Set exercise:
Begin with the first line of the material and write out each line exactly, ending with the line that contains "const yTicks = [0, 500, 1000, 1500, 2000, 2500, 3000];". Pictures are not part of the copy.

Source data:
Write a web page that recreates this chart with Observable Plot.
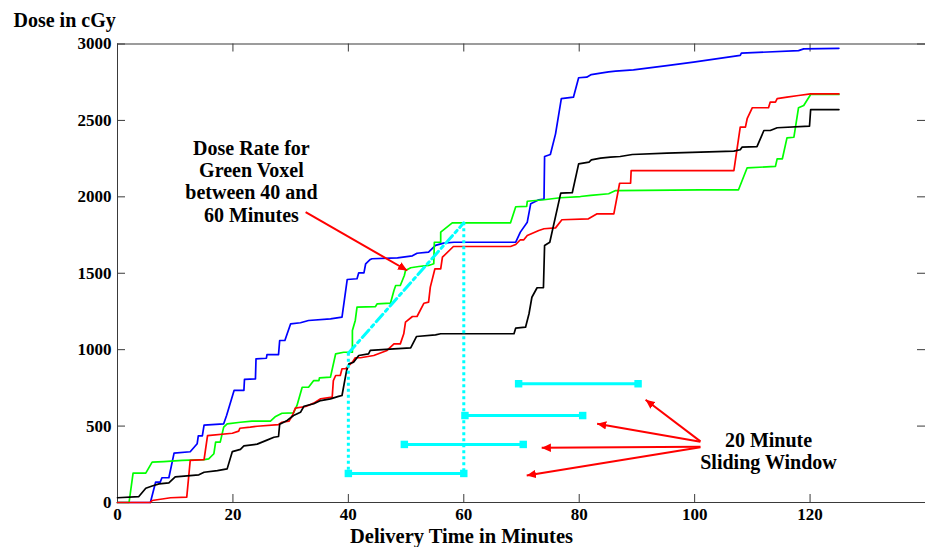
<!DOCTYPE html>
<html>
<head>
<meta charset="utf-8">
<script src="https://cdn.jsdelivr.net/npm/d3@7"></script>
<script src="https://cdn.jsdelivr.net/npm/@observablehq/plot@0.6"></script>
<style>
  html, body { margin: 0; padding: 0; background: #fff; }
  #chart svg { display: block; }
</style>
</head>
<body>
<div id="chart"></div>
<script>
// ---- Data (time in minutes, dose in cGy) ----
const xTicks = [0, 20, 40, 60, 80, 100, 120];
const yTicks = [0, 500, 1000, 1500, 2000, 2500, 3000];

const blue = [[0,0],[5.7,0],[6.6,133],[7.4,133],[7.7,162],[8.9,162],[9.8,323],[12.6,332],[13.8,384],[14.0,436],[14.7,436],[15.0,506],[18.4,515],[18.9,569],[20.2,733],[21.9,733],[22.0,805],[23.9,809],[24.0,940],[25.8,944],[25.9,968],[27.9,968],[28.1,1060],[29.0,1060],[30.0,1169],[31.7,1176],[33.1,1191],[36.9,1202],[38.9,1213],[39.8,1459],[41.5,1464],[41.8,1503],[42.7,1503],[43.0,1562],[43.8,1590],[44.1,1595],[48.5,1601],[51.1,1614],[51.9,1631],[53.9,1638],[55.1,1682],[56.5,1697],[58.3,1703],[69.0,1703],[69.8,1769],[71.0,1834],[71.6,1955],[73.0,1981],[73.9,1985],[74.0,2264],[75.0,2277],[75.9,2412],[76.9,2642],[79.0,2652],[79.9,2779],[81.3,2783],[82.1,2800],[83.7,2809],[85.1,2818],[86.3,2822],[89.4,2831],[95.2,2859],[99.8,2881],[107.9,2925],[108.1,2940],[118.0,2957],[118.9,2968],[125,2972]];

const green = [[0,0],[2.0,0],[2.7,192],[4.9,192],[6.0,264],[8.0,268],[11.2,275],[15.0,281],[15.8,286],[16.7,319],[17.0,395],[17.8,395],[18.4,493],[19.0,515],[21.3,525],[23.3,532],[26.5,532],[27.4,563],[28.5,584],[30.5,587],[31.1,635],[32.0,754],[33.1,754],[34.0,798],[34.9,798],[35.0,816],[36.9,820],[37.8,973],[39.2,983],[40.7,983],[40.7,1125],[41.2,1191],[41.5,1278],[44.7,1282],[45.0,1300],[47.3,1304],[47.9,1387],[48.2,1420],[49.0,1420],[49.7,1485],[49.9,1518],[50.8,1536],[52.2,1544],[53.9,1551],[54.8,1562],[54.9,1703],[56.0,1703],[56.0,1769],[58.0,1830],[68.1,1830],[69.0,1935],[70.9,1937],[71.0,1971],[73.9,1981],[76.7,1994],[80.2,2002],[82.0,2009],[85.1,2020],[86.3,2041],[101,2046],[107.6,2046],[109.1,2190],[114.0,2199],[114.3,2249],[115.2,2249],[116.0,2386],[117.2,2390],[118.0,2583],[118.9,2598],[120.1,2670],[125,2670]];

const red = [[0,0],[5.7,0],[6.0,13],[9.2,31],[12.0,35],[12.6,275],[15.0,281],[15.6,438],[19.9,453],[21.0,467],[21.2,486],[23.0,493],[24.2,499],[27.9,510],[28.5,525],[29.7,532],[30.3,569],[30.8,617],[32.6,628],[34.0,650],[35.2,679],[37.2,689],[37.4,798],[37.8,831],[38.6,831],[38.9,875],[39.5,875],[40.7,918],[41.2,947],[42.1,947],[44.4,962],[46.7,995],[47.9,1038],[49.0,1038],[49.6,1104],[49.9,1180],[51.1,1217],[51.9,1217],[53.1,1304],[53.9,1311],[54.2,1409],[55.0,1529],[56.0,1529],[56.3,1605],[58.2,1675],[68.1,1675],[69.0,1688],[69.8,1719],[70.4,1719],[71.0,1747],[73.0,1780],[73.9,1791],[75.9,1797],[77.0,1850],[81.6,1856],[83.1,1889],[86.0,1889],[87.0,2089],[88.9,2089],[89.0,2172],[106.8,2172],[107.9,2456],[108.8,2456],[109.1,2511],[110.0,2583],[112.8,2583],[113.1,2620],[114.0,2620],[114.3,2642],[116.0,2652],[118.0,2663],[120.1,2674],[125,2674]];

const black = [[0,31],[3.7,39],[4.9,93],[6.0,108],[7.2,122],[8.9,129],[10.0,168],[14.1,181],[15.0,198],[17.3,209],[19.0,220],[19.9,333],[21.3,348],[21.9,370],[24.2,382],[25.9,408],[27.1,427],[27.9,432],[28.1,512],[29.4,537],[30.5,569],[31.7,590],[32.3,630],[34.0,646],[35.2,667],[36.9,678],[38.3,694],[38.9,700],[39.7,864],[40.1,907],[40.9,918],[41.8,962],[43.5,973],[43.8,995],[47.9,1005],[50.8,1012],[51.8,1086],[55.1,1097],[56.0,1104],[68.7,1104],[69.0,1141],[70.7,1147],[71.3,1235],[71.8,1343],[72.7,1405],[73.8,1405],[74.0,1682],[74.9,1703],[76.8,2024],[78.8,2027],[79.9,2216],[81.7,2227],[82.1,2242],[83.7,2253],[85.4,2260],[87.1,2264],[89.2,2277],[95.2,2286],[106.8,2299],[107.9,2308],[108.2,2325],[110.8,2329],[112.0,2434],[113.1,2434],[114.3,2452],[119.9,2462],[120.1,2571],[125,2571]];

// Dose-rate annotation (green voxel 40 -> 60 min)
const rateLine = [[40, 977], [60, 1830]];
const rateVerticals = [{t: 40, top: 977, bottom: 190}, {t: 60, top: 1830, bottom: 190}];

// 20 minute sliding windows
const windows = [
  {start: 40, end: 60, d: 190},
  {start: 49.7, end: 70.3, d: 380},
  {start: 60.2, end: 80.6, d: 569},
  {start: 69.5, end: 90.2, d: 777}
];

// annotation arrows
const arrows = [
  {x1: 32.6, y1: 1900, x2: 50.2, y2: 1518},
  {x1: 101.0, y1: 400, x2: 91.5, y2: 672},
  {x1: 101.0, y1: 398, x2: 83.1, y2: 515},
  {x1: 101.0, y1: 364, x2: 73.5, y2: 358},
  {x1: 101.0, y1: 362, x2: 70.9, y2: 177}
];

const notes = [
  {t: 23.2, d: 2104, text: "Dose Rate for\nGreen Voxel\nbetween 40 and\n60 Minutes"},
  {t: 112.8, d: 340, text: "20 Minute\nSliding Window"}
];

const yLabel = "Dose in cGy";
const xLabel = "Delivery Time in Minutes";

// ---- Drawing ----
const W = 925, H = 547;
const mL = 117, mR = 0, mT = 43.5, mB = 45;
const innerW = W - mL - mR, innerH = H - mT - mB;
const TICK = 8;
const FONT = "'Liberation Serif', 'Times New Roman', serif";
const AXIS_COLOR = "#3a3a3a";
const CYAN = "#00ffff";

const toPts = arr => arr.map(([t, d]) => ({t, d}));

function filledArrow(color, context) {
  const doc = (context && context.document) || document;
  const ns = "http://www.w3.org/2000/svg";
  const m = doc.createElementNS(ns, "marker");
  m.setAttribute("viewBox", "-10 -5 10 10");
  m.setAttribute("markerWidth", "4.6");
  m.setAttribute("markerHeight", "4.6");
  m.setAttribute("orient", "auto");
  m.setAttribute("refX", "0");
  m.setAttribute("refY", "0");
  const p = doc.createElementNS(ns, "path");
  p.setAttribute("d", "M-10,-4.6L0,0L-10,4.6Z");
  p.setAttribute("fill", color);
  p.setAttribute("stroke", "none");
  m.appendChild(p);
  return m;
}

function build(marker) {
  return Plot.plot({
    width: W, height: H,
    marginLeft: mL, marginRight: mR, marginTop: mT, marginBottom: mB,
    style: {fontFamily: FONT, fontWeight: "bold", background: "#fff", color: "#000"},
    x: {domain: [0, 140]},
    y: {domain: [0, 3000]},
    marks: [
      Plot.frame({stroke: AXIS_COLOR, strokeWidth: 1}),
      // inward ticks (bottom, top, left, right)
      Plot.ruleX(xTicks, {stroke: AXIS_COLOR, insetTop: innerH - TICK}),
      Plot.ruleX(xTicks, {stroke: AXIS_COLOR, insetBottom: innerH - TICK}),
      Plot.ruleY(yTicks, {stroke: AXIS_COLOR, insetRight: innerW - TICK}),
      Plot.ruleY(yTicks, {stroke: AXIS_COLOR, insetLeft: innerW - TICK}),
      Plot.axisX({ticks: xTicks, tickSize: 0, tickPadding: 5, tickFormat: d => String(d), label: null, fontSize: 17, fontWeight: "bold", fill: "#000"}),
      Plot.axisY({ticks: yTicks, tickSize: 0, tickPadding: 6, tickFormat: d => String(d), label: null, fontSize: 17, fontWeight: "bold", fill: "#000"}),
      // data curves
      Plot.line(toPts(blue), {x: "t", y: "d", stroke: "#0000ff", strokeWidth: 1.7}),
      Plot.line(toPts(green), {x: "t", y: "d", stroke: "#00ff00", strokeWidth: 1.7}),
      Plot.line(toPts(red), {x: "t", y: "d", stroke: "#ff0000", strokeWidth: 1.7}),
      Plot.line(toPts(black), {x: "t", y: "d", stroke: "#000000", strokeWidth: 1.7}),
      // dose rate annotation
      Plot.ruleX(rateVerticals, {x: "t", y1: "top", y2: "bottom", stroke: CYAN, strokeWidth: 3, strokeDasharray: "3,3"}),
      Plot.line(toPts(rateLine), {x: "t", y: "d", stroke: CYAN, strokeWidth: 3, strokeDasharray: "10,4,3,4"}),
      // sliding windows
      Plot.ruleY(windows, {x1: "start", x2: "end", y: "d", stroke: CYAN, strokeWidth: 3}),
      Plot.dot(windows, {x: "start", y: "d", symbol: "square", r: 4.2, fill: CYAN, stroke: "none"}),
      Plot.dot(windows, {x: "end", y: "d", symbol: "square", r: 4.2, fill: CYAN, stroke: "none"}),
      // arrows
      Plot.link(arrows, {x1: "x1", y1: "y1", x2: "x2", y2: "y2", stroke: "#ff0000", strokeWidth: 2, markerEnd: marker}),
      // annotation texts
      Plot.text(notes, {x: "t", y: "d", text: "text", fontSize: 20, fontWeight: "bold", lineHeight: 1.12, textAnchor: "middle", lineAnchor: "middle", fill: "#000"}),
      Plot.text([yLabel], {frameAnchor: "top-left", text: d => d, dx: -104, dy: -23, textAnchor: "start", lineAnchor: "middle", fontSize: 20, fontWeight: "bold", fill: "#000"}),
      Plot.text([xLabel], {frameAnchor: "bottom", text: d => d, dx: -60, dy: 33.5, textAnchor: "middle", lineAnchor: "middle", fontSize: 20.5, fontWeight: "bold", fill: "#000"})
    ]
  });
}

let chart;
try {
  chart = build(filledArrow);
} catch (e) {
  chart = build("arrow");
}
document.getElementById("chart").appendChild(chart);
</script>
</body>
</html>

Result of this exercise:
Write a web page that recreates this chart with Observable Plot.
<!DOCTYPE html>
<html>
<head>
<meta charset="utf-8">
<script src="https://cdn.jsdelivr.net/npm/d3@7"></script>
<script src="https://cdn.jsdelivr.net/npm/@observablehq/plot@0.6"></script>
<style>
  html, body { margin: 0; padding: 0; background: #fff; }
  #chart svg { display: block; }
</style>
</head>
<body>
<div id="chart"></div>
<script>
// ---- Data (time in minutes, dose in cGy) ----
const xTicks = [0, 20, 40, 60, 80, 100, 120];
const yTicks = [0, 500, 1000, 1500, 2000, 2500, 3000];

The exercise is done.